Hundreds of high school students in Massachusetts and across the country walked out of their classrooms Friday afternoon to protest a wave of anti-queer government actions in Florida and Texas.
“We’re trying to get people talking about the issue,” said Alia Cusolito, a student at Old Rochester Regional High School in Mattapoisett and a member of the leadership of Queer Youth Assemble, which organized the protest. “When you have the public having conversations about it, and the press getting involved, there is more pressure on legislators to rethink their own states’ actions when they see people fighting back.”
The protest comes in response to anti-queer legislation and government action happening in multiple states, as Republican politicians seek to rally their conservative voting bases. In Florida, a bill titled “Parental Rights in Education” — called the “Don’t Say Gay” bill by LGBTQ advocates — would ban schools from discussing sexual orientation and gender identity in some classrooms. And in Texas, Governor Greg Abbott issued an order last month instructing Child Protective Services workers to investigate the families of trans minors, with the state’s attorney general labeling gender-confirmation treatments as “child abuse.”
Georgia, too, introduced a bill similar to Florida’s, and other states are introducing legislation aimed at young LGBTQ people.
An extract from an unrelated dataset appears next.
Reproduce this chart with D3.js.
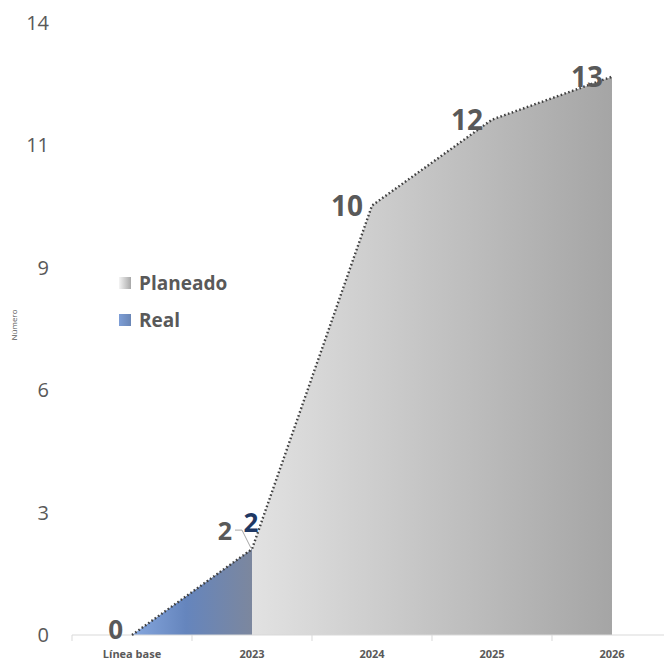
<!DOCTYPE html>
<html><head><meta charset="utf-8">
<script src="https://cdn.jsdelivr.net/npm/d3@7"></script>
<style>body{margin:0;background:#fff}svg{display:block}</style>
</head><body>
<svg id="c" width="664" height="660"></svg>
<script>
const categories = ["Línea base", "2023", "2024", "2025", "2026"];
const planeado = [0, 2, 10, 12, 13];
const real = [0, 2];
const yTickValues = [0, 2.85, 5.7, 8.55, 11.4, 14.25];
const yTickLabels = ["0", "3", "6", "9", "11", "14"];
const legendItems = ["Planeado", "Real"];

const svg = d3.select("#c");
const font = "'Open Sans', 'DejaVu Sans', sans-serif";
const x = d3.scaleBand().domain(categories).range([72, 672]).padding(0);
const cx = d => x(d) + x.bandwidth() / 2;
const y = d3.scaleLinear().domain([0, 14.25]).range([635, 23]);

const defs = svg.append("defs");
const gg = defs.append("linearGradient").attr("id", "gGray").attr("gradientUnits", "userSpaceOnUse")
  .attr("x1", 132).attr("x2", 612).attr("y1", 0).attr("y2", 0);
gg.append("stop").attr("offset", "0%").attr("stop-color", "#f0f0f0");
gg.append("stop").attr("offset", "25%").attr("stop-color", "#e2e2e2");
gg.append("stop").attr("offset", "100%").attr("stop-color", "#a5a5a5");
const gb = defs.append("linearGradient").attr("id", "gBlue").attr("gradientUnits", "userSpaceOnUse")
  .attr("x1", 132).attr("x2", 252).attr("y1", 0).attr("y2", 0);
gb.append("stop").attr("offset", "0%").attr("stop-color", "#86a7de");
gb.append("stop").attr("offset", "45%").attr("stop-color", "#6585bd");
gb.append("stop").attr("offset", "100%").attr("stop-color", "#7c879e");
const lg = defs.append("linearGradient").attr("id", "lGray");
lg.append("stop").attr("offset", "0%").attr("stop-color", "#f4f4f4");
lg.append("stop").attr("offset", "100%").attr("stop-color", "#a8a8a8");
const lb = defs.append("linearGradient").attr("id", "lBlue");
lb.append("stop").attr("offset", "0%").attr("stop-color", "#7d9ed6");
lb.append("stop").attr("offset", "100%").attr("stop-color", "#6a86b6");

// y tick labels
svg.append("g").selectAll("text").data(yTickValues).join("text")
  .attr("x", 49).attr("y", d => y(d) + 7).attr("text-anchor", "end")
  .attr("font-family", font).attr("font-size", 20).attr("fill", "#595959")
  .text((d, i) => yTickLabels[i]);

// y title
svg.append("text").attr("transform", "translate(17,325) rotate(-90)")
  .attr("text-anchor", "middle").attr("font-family", font).attr("font-size", 8)
  .attr("fill", "#595959").text("Número");

// areas
const pData = categories.map((c, i) => ({c, v: planeado[i]}));
const rData = real.map((v, i) => ({c: categories[i], v}));
const area = d3.area().x(d => cx(d.c)).y0(y(0)).y1(d => y(d.v));
svg.append("path").attr("d", area(pData)).attr("fill", "url(#gGray)");
svg.append("path").attr("d", area(rData)).attr("fill", "url(#gBlue)");

// x axis
svg.append("line").attr("x1", 72).attr("x2", 664).attr("y1", y(0)).attr("y2", y(0))
  .attr("stroke", "#d9d9d9").attr("stroke-width", 1);
svg.append("g").selectAll("line").data(categories).join("line")
  .attr("x1", d => x(d)).attr("x2", d => x(d)).attr("y1", y(0)).attr("y2", y(0) + 6)
  .attr("stroke", "#d9d9d9");
svg.append("g").selectAll("text").data(categories).join("text")
  .attr("x", d => cx(d)).attr("y", 658).attr("text-anchor", "middle")
  .attr("font-family", font).attr("font-size", 11).attr("font-weight", "bold")
  .attr("fill", "#595959").text(d => d);

// dotted line
const line = d3.line().x(d => cx(d.c)).y(d => y(d.v));
svg.append("path").attr("d", line(pData)).attr("fill", "none")
  .attr("stroke", "#404040").attr("stroke-width", 2.4).attr("stroke-dasharray", "1.6,2.4");

// data labels for planeado
svg.append("g").selectAll("text").data(pData).join("text")
  .attr("x", (d, i) => i === 1 ? cx(d.c) - 20 : cx(d.c) - 9)
  .attr("y", (d, i) => i === 1 ? y(d.v) - 9 : (i === 0 ? y(d.v) + 4 : y(d.v) + 10))
  .attr("text-anchor", "end").attr("font-family", font)
  .attr("font-size", (d, i) => i === 1 ? 25 : (i === 0 ? 26 : 28))
  .attr("font-weight", "bold").attr("fill", "#595959").text(d => d.v);
// leader line for planeado 2023 label
svg.append("path")
  .attr("d", `M${cx(categories[1]) - 17},${y(planeado[1]) - 19} h7 L${cx(categories[1]) - 1},${y(planeado[1]) - 1}`)
  .attr("fill", "none").attr("stroke", "#a6a6a6").attr("stroke-width", 1);

// data label for real
svg.append("g").selectAll("text").data(rData.slice(1)).join("text")
  .attr("x", d => cx(d.c) - 1).attr("y", d => y(d.v) - 17)
  .attr("text-anchor", "middle").attr("font-family", font).attr("font-size", 26)
  .attr("font-weight", "bold").attr("fill", "#1f3864").text(d => d.v);

// legend
const leg = svg.append("g");
legendItems.forEach((name, i) => {
  const yy = 277 + i * 37;
  leg.append("rect").attr("x", 119).attr("y", yy).attr("width", 12).attr("height", 12)
    .attr("fill", i === 0 ? "url(#lGray)" : "url(#lBlue)");
  leg.append("text").attr("x", 139).attr("y", yy + 13).attr("font-family", font)
    .attr("font-size", 19).attr("font-weight", "bold").attr("fill", "#595959").text(name);
});
</script>
</body></html>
The plan was for students to briefly leave their classrooms at 1 p.m. Some had told their schools they were participating, Cusolito said, and made it clear they are opposing the legislative and government actions, not necessarily how they are treated by their own schools. Some asked for queer support groups in their schools and communities, and for an end to anti-queer legislation.
At Assabet Valley Regional Technical High School in Marlborough, senior Adrian Chambers said school officials were supportive of the walkout. Some teachers brought whole classes to the basketball court, where about 100 students held signs that said “Gay is not a bad word” and “Schools should be safe for everyone.”
Chambers, president of the school’s Gender and Sexuality Alliance, handed out rainbow-hued Skittles and lollipops to thank people for coming.
“We are going to continue to support our LGBTQ friends in other states, and no one is going to take their rights away and get away with it,” Chambers said. “To have our school support us being against this [legislation] was very empowering.”
The plan for the walk-out came together in a few days, said Esmée Silverman, cofounder of Queer Youth Assemble. Silverman, who grew up in Easton, said the group posted sample fliers and letters on its website and spread the word through volunteer networks and social media. By Friday, schools from Vermont to California had joined in, she said.
Far from home, Silverman watched photos and video from the walkouts from Portland, Ore., where she attends Reed College.
“We had thousands of people across the country unite for queer youth and say enough is enough. I am, personally, eternally grateful for this,” she said. “There is no voice that is more powerful than the voice of queer youth. Their experience, their enthusiasm, their energy, it’s electric.”
As she spoke with a Globe reporter by phone Friday afternoon, five more posts from walkouts nationwide came in.
“I felt overwhelming positivity and joy. My heart radiates for queer youth,” Silverman said.
Instagram posts and stories showed large crowds of students in high schools across the country, including several in Massachusetts and elsewhere in New England, participating in the walkout on Friday.
An Instagram post from the Bedford High School library showed a significant number of students holding signs outside the school.
“Students supporting themselves and their peers,” the post said.
Evvy Shoemaker planned the walkout at Acton-Boxborough Regional High School, where she is a sophomore, with help from two friends. She expected maybe 25 or 30 people to show up, she said.
But the drop-off loop in front of the high school was filled with students, she said. The school even flew the pride flag for what she believes was the first time.
“It wasn’t what I expected, and it meant a lot,” Shoemaker said. “I hope that queer students are able to see that there are people who are willing to stick up for them, and that there are staff members and students who are on their side.”
In Walpole, Norfolk County Agricultural High School students stood in a circle and listened to speakers talk about protections for queer youth. Some draped rainbow flags across their shoulders or held signs that read “We say gay,” a reference to the Florida bill.
Kimm Topping, program manager of the Safe Schools Program for LGBTQ Students, said that, as an adult, it was heartening to see high school students speaking out and supporting one another.
“I started the first GSA in my town and I you couldn’t get anyone to show up to a meeting, because the culture was just silence and stigma,” they said. “And I feel like that’s really shifted in a lot of places, but there are so many pockets of students who are not getting that support. There’s still a lot of work for us to do.”